- _TASK MATERIAL_:
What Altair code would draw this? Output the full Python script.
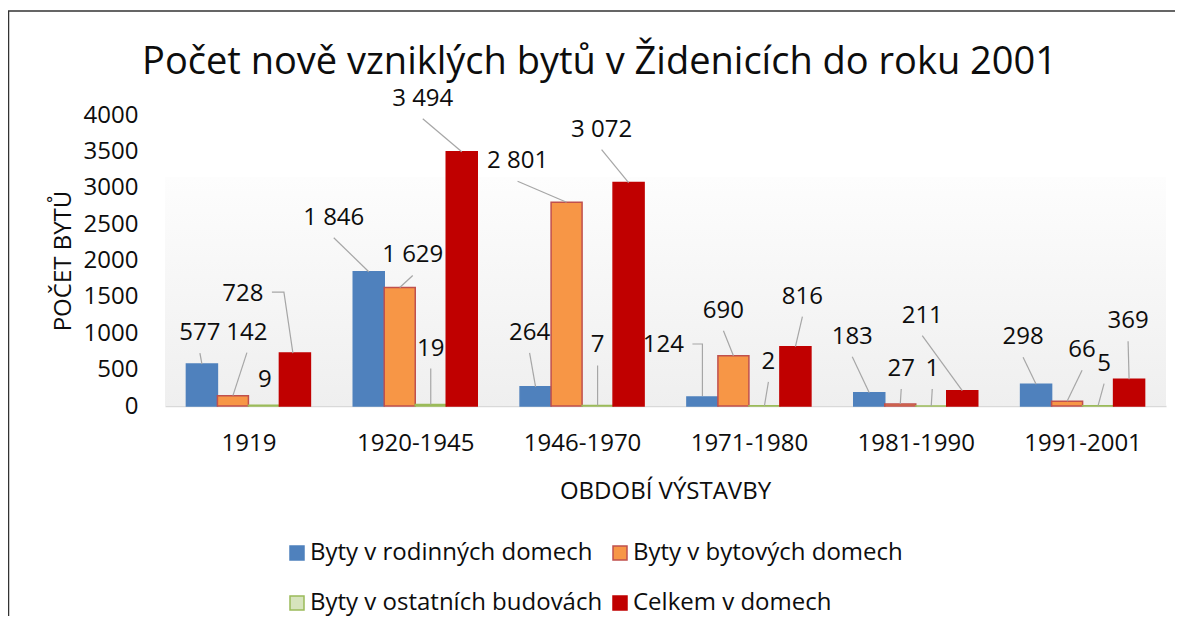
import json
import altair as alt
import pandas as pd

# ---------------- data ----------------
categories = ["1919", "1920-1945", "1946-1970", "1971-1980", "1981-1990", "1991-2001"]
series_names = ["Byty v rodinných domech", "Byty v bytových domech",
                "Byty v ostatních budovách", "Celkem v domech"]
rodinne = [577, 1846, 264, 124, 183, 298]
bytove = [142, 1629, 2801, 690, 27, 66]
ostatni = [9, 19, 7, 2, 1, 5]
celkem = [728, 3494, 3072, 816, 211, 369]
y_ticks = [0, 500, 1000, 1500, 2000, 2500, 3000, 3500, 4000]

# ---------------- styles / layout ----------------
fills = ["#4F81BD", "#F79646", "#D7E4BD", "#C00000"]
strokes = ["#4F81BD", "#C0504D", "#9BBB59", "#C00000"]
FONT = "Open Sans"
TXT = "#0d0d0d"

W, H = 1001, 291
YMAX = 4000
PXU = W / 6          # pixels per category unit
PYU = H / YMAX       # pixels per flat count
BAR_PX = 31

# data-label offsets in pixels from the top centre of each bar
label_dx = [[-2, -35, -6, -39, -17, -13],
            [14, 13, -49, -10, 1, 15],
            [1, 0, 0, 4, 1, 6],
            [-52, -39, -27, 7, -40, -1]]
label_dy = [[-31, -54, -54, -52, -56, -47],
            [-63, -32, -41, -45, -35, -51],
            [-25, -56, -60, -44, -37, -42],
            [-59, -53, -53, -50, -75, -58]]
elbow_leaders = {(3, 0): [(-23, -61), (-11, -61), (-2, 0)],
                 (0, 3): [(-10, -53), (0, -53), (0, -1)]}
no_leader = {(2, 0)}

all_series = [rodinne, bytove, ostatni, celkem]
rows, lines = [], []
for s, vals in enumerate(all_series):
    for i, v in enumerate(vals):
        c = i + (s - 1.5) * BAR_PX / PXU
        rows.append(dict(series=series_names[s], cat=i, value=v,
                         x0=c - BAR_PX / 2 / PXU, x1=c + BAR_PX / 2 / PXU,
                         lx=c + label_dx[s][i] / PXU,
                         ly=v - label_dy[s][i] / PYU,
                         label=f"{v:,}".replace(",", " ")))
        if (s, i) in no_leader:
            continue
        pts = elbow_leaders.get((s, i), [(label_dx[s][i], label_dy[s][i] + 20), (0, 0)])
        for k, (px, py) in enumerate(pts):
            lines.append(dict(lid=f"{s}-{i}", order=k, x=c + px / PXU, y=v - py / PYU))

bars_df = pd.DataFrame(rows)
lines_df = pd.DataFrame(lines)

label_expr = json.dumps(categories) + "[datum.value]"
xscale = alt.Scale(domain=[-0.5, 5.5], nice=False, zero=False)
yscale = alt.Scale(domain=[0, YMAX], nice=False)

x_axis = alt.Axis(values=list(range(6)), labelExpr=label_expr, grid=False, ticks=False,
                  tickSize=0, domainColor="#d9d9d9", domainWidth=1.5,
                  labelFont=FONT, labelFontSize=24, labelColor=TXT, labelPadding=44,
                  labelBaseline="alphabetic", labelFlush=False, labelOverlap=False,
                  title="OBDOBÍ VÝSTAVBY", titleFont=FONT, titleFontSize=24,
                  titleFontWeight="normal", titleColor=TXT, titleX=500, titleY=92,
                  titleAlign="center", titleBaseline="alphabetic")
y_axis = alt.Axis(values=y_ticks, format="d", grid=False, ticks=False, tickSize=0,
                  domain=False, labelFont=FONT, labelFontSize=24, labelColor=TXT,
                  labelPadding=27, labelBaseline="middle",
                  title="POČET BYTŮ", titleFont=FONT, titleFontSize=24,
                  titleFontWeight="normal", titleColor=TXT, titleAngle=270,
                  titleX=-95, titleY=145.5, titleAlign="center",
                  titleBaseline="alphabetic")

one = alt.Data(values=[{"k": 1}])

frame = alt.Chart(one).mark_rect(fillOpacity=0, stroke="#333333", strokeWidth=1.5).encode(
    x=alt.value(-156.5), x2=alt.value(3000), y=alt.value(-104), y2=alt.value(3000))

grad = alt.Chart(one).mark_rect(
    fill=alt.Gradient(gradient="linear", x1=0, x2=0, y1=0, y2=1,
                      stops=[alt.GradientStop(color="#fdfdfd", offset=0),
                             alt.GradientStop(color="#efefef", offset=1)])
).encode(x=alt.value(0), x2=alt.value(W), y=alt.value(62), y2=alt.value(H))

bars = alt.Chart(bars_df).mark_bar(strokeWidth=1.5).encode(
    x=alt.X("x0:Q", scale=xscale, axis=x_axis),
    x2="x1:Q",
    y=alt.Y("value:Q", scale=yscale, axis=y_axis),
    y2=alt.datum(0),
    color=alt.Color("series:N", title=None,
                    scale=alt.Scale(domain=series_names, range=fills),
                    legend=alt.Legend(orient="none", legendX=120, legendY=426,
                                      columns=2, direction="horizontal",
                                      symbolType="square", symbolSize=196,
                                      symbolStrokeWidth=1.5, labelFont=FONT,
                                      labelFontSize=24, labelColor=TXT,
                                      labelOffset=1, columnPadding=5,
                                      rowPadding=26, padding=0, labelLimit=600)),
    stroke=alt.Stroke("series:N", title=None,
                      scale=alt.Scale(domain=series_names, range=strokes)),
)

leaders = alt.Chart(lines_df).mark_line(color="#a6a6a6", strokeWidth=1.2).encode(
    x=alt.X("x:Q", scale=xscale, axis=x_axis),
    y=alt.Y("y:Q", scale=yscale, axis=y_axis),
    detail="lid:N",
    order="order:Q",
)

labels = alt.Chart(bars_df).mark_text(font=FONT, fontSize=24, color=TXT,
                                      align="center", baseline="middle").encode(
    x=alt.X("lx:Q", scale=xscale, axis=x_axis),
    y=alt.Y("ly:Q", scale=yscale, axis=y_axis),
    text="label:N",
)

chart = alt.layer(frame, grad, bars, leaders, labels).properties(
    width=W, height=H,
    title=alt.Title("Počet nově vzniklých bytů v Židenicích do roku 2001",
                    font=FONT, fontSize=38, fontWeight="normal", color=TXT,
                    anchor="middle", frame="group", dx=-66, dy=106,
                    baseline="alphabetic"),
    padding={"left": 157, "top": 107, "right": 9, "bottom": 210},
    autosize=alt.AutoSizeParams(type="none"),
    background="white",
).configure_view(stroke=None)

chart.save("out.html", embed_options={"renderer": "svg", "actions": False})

==

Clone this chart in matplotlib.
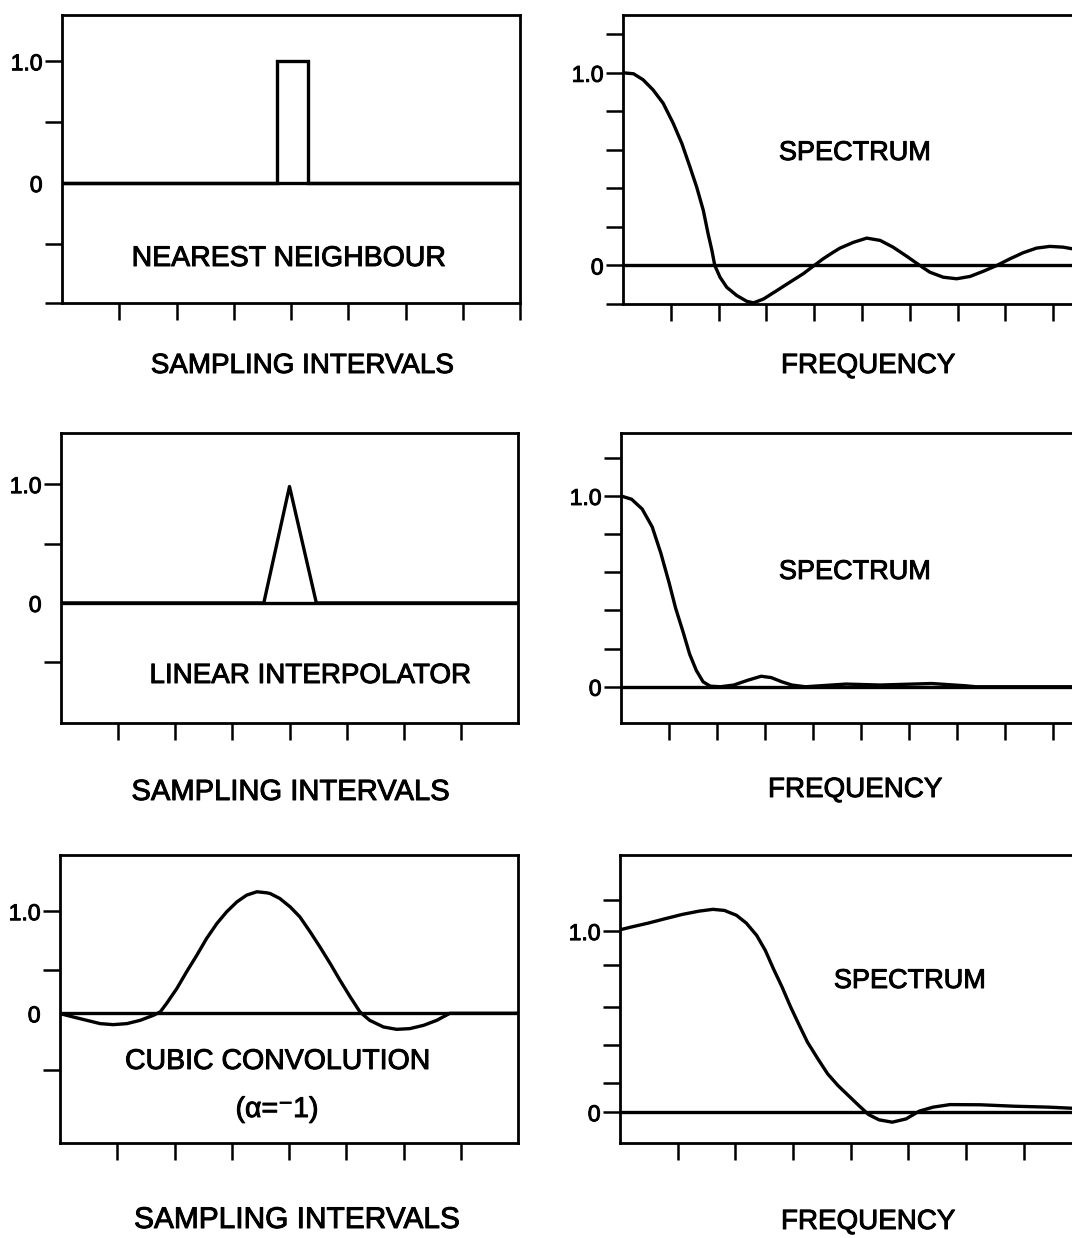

==

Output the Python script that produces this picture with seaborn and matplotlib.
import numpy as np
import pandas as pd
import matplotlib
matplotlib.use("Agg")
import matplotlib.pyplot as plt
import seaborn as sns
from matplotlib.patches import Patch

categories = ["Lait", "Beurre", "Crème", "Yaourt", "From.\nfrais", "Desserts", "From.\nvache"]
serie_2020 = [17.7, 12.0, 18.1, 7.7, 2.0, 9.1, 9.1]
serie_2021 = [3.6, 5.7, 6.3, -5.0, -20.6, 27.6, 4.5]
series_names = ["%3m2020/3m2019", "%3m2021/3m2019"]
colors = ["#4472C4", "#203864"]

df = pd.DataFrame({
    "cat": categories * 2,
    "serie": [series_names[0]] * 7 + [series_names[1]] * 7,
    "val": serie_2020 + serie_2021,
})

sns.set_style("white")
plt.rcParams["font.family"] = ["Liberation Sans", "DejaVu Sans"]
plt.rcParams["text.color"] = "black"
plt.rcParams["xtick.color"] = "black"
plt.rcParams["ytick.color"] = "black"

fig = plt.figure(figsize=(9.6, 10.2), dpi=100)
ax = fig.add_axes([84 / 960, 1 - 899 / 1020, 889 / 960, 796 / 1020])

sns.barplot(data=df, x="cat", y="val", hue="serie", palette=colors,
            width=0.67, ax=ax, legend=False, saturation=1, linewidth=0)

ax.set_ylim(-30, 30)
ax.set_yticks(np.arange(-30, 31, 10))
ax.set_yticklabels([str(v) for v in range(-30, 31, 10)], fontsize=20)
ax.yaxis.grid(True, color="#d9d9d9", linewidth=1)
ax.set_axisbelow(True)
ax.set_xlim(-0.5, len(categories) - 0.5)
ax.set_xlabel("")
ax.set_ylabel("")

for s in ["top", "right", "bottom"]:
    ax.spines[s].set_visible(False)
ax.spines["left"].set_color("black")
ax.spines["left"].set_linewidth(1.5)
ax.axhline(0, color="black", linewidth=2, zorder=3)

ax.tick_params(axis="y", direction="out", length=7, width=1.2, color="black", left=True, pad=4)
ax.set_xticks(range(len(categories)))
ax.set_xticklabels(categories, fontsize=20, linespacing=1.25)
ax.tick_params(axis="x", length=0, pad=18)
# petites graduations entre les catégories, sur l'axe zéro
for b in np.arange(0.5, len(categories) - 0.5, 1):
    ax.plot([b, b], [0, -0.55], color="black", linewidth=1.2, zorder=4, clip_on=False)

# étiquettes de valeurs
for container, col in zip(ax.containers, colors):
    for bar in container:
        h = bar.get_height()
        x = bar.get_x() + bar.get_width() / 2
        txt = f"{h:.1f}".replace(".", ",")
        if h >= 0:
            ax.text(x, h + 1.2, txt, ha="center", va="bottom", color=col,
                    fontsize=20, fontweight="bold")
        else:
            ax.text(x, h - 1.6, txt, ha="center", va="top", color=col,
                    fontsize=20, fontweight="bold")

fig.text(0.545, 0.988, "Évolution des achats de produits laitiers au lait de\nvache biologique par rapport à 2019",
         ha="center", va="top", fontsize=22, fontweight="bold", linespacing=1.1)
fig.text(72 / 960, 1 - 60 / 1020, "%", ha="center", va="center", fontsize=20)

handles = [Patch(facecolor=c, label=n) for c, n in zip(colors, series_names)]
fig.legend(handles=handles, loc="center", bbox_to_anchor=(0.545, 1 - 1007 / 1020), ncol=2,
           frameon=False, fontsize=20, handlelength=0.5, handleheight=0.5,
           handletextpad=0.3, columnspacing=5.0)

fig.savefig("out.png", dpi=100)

- _TASK TO COMPLETE_:
Return, unchanged, the run of lines above that opens with the line containing "Output the Python" and closes with the line containing "width=0.67, ax=ax, legend=False, saturation=1, linewidth=0)". Include both.

- _CORRECT RESULT_:
Output the Python script that produces this picture with seaborn and matplotlib.
import numpy as np
import pandas as pd
import matplotlib
matplotlib.use("Agg")
import matplotlib.pyplot as plt
import seaborn as sns
from matplotlib.patches import Patch

categories = ["Lait", "Beurre", "Crème", "Yaourt", "From.\nfrais", "Desserts", "From.\nvache"]
serie_2020 = [17.7, 12.0, 18.1, 7.7, 2.0, 9.1, 9.1]
serie_2021 = [3.6, 5.7, 6.3, -5.0, -20.6, 27.6, 4.5]
series_names = ["%3m2020/3m2019", "%3m2021/3m2019"]
colors = ["#4472C4", "#203864"]

df = pd.DataFrame({
    "cat": categories * 2,
    "serie": [series_names[0]] * 7 + [series_names[1]] * 7,
    "val": serie_2020 + serie_2021,
})

sns.set_style("white")
plt.rcParams["font.family"] = ["Liberation Sans", "DejaVu Sans"]
plt.rcParams["text.color"] = "black"
plt.rcParams["xtick.color"] = "black"
plt.rcParams["ytick.color"] = "black"

fig = plt.figure(figsize=(9.6, 10.2), dpi=100)
ax = fig.add_axes([84 / 960, 1 - 899 / 1020, 889 / 960, 796 / 1020])

sns.barplot(data=df, x="cat", y="val", hue="serie", palette=colors,
            width=0.67, ax=ax, legend=False, saturation=1, linewidth=0)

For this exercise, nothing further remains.